**PROMPT**.
Return each line of the listing below, unchanged, and omit the images.

Start of PROVIDED MATERIAL

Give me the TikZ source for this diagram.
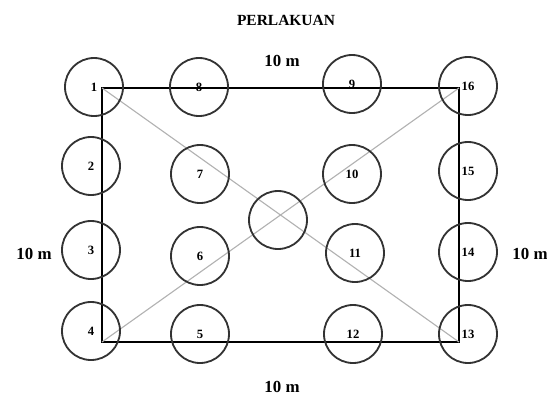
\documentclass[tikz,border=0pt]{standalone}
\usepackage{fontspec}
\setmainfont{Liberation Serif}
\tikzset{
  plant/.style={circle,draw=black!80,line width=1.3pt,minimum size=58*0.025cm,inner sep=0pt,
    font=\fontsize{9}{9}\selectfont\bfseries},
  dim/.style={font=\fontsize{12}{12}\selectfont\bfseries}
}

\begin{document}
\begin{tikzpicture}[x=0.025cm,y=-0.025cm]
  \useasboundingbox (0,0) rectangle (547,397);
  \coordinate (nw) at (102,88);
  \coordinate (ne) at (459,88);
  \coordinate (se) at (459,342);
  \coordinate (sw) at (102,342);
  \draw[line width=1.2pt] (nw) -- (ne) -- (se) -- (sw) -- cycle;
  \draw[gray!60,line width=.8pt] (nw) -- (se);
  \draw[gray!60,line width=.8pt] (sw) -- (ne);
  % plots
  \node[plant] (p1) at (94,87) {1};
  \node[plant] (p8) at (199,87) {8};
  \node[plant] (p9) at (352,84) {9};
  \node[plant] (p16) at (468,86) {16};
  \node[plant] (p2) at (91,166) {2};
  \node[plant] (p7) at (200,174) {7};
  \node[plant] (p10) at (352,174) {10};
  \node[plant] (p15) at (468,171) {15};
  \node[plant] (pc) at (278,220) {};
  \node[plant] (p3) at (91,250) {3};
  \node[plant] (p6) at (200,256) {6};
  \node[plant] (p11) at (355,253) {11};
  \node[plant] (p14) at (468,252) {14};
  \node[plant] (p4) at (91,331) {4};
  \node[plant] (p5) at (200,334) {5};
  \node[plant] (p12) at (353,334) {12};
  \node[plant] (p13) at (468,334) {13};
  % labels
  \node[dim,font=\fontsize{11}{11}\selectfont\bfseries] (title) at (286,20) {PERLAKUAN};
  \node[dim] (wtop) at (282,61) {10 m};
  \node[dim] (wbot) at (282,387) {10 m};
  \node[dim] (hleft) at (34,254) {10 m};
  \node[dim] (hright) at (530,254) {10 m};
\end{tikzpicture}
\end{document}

End of PROVIDED MATERIAL

**CORRECT ANSWER**.
Give me the TikZ source for this diagram.
\documentclass[tikz,border=0pt]{standalone}
\usepackage{fontspec}
\setmainfont{Liberation Serif}
\tikzset{
  plant/.style={circle,draw=black!80,line width=1.3pt,minimum size=58*0.025cm,inner sep=0pt,
    font=\fontsize{9}{9}\selectfont\bfseries},
  dim/.style={font=\fontsize{12}{12}\selectfont\bfseries}
}

\begin{document}
\begin{tikzpicture}[x=0.025cm,y=-0.025cm]
  \useasboundingbox (0,0) rectangle (547,397);
  \coordinate (nw) at (102,88);
  \coordinate (ne) at (459,88);
  \coordinate (se) at (459,342);
  \coordinate (sw) at (102,342);
  \draw[line width=1.2pt] (nw) -- (ne) -- (se) -- (sw) -- cycle;
  \draw[gray!60,line width=.8pt] (nw) -- (se);
  \draw[gray!60,line width=.8pt] (sw) -- (ne);
  % plots
  \node[plant] (p1) at (94,87) {1};
  \node[plant] (p8) at (199,87) {8};
  \node[plant] (p9) at (352,84) {9};
  \node[plant] (p16) at (468,86) {16};
  \node[plant] (p2) at (91,166) {2};
  \node[plant] (p7) at (200,174) {7};
  \node[plant] (p10) at (352,174) {10};
  \node[plant] (p15) at (468,171) {15};
  \node[plant] (pc) at (278,220) {};
  \node[plant] (p3) at (91,250) {3};
  \node[plant] (p6) at (200,256) {6};
  \node[plant] (p11) at (355,253) {11};
  \node[plant] (p14) at (468,252) {14};
  \node[plant] (p4) at (91,331) {4};
  \node[plant] (p5) at (200,334) {5};
  \node[plant] (p12) at (353,334) {12};
  \node[plant] (p13) at (468,334) {13};
  % labels
  \node[dim,font=\fontsize{11}{11}\selectfont\bfseries] (title) at (286,20) {PERLAKUAN};
  \node[dim] (wtop) at (282,61) {10 m};
  \node[dim] (wbot) at (282,387) {10 m};
  \node[dim] (hleft) at (34,254) {10 m};
  \node[dim] (hright) at (530,254) {10 m};
\end{tikzpicture}
\end{document}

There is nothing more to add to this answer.